The report describes a $40 trillion investment-management industry that includes retirement programs, private equity firms and $2.4 trillion in specialty funds that banks use to manage their assets. It warns that futures dealers who handle swaps, commodities and foreign-exchange agreements could have a systemic impact if a "large default" set off a chain reaction within the industry.

Regulators may want to collect data from broker-dealers on their market share, concentration and counterparty exposures, along with any hedging and off-balance-sheet activity, the study said.

"Firms that are concentrated in particular assets or sources of funding and revenues are susceptible to shocks from those assets or sources," the study said in its list of possible data requests. "Large exposure to particular counterparties increases the likelihood that shocks to those counterparties will affect a firm."

Derivatives Exposure

Mortgage companies might be asked in a survey for their potential, current and future exposure on derivatives. Likewise, real estate investment trusts, or REITS, could be asked about their derivatives exposure and the identity and exposure of their counterparties, the study said.

Financial companies don't have any incentive to disclose more information than they do now, said Thomas Cooley, an economics professor at New York University's Stern School of Business.

"Opacity has been the friend of Wall Street firms," said Cooley, who studies issues related to financial stability. "At least they see it that way. They probably make more money when people don't know exactly what they are doing."

Data can be used as a "starting point" that can be supplemented by a more detailed analysis of each financial firm, he said.

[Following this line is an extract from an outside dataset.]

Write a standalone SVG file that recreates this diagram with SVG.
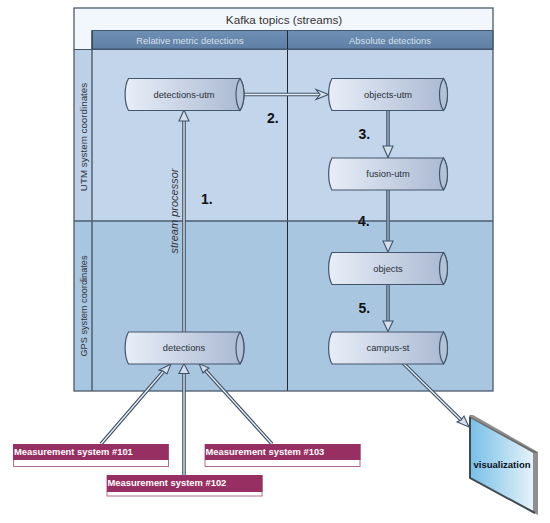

The data collection and analysis may be more important than the designations, said John Douglas, a partner in the financial institutions group of Davis Polk & Wardwell LLP in Washington.

'Gentle' Process

"A gentle information-gathering process from large, interconnected institutions is more useful and valuable than trying to make some artificial determination at this point as to which ones are systemically important," Douglas said. "Knowledge and information will be extremely valuable, not some list."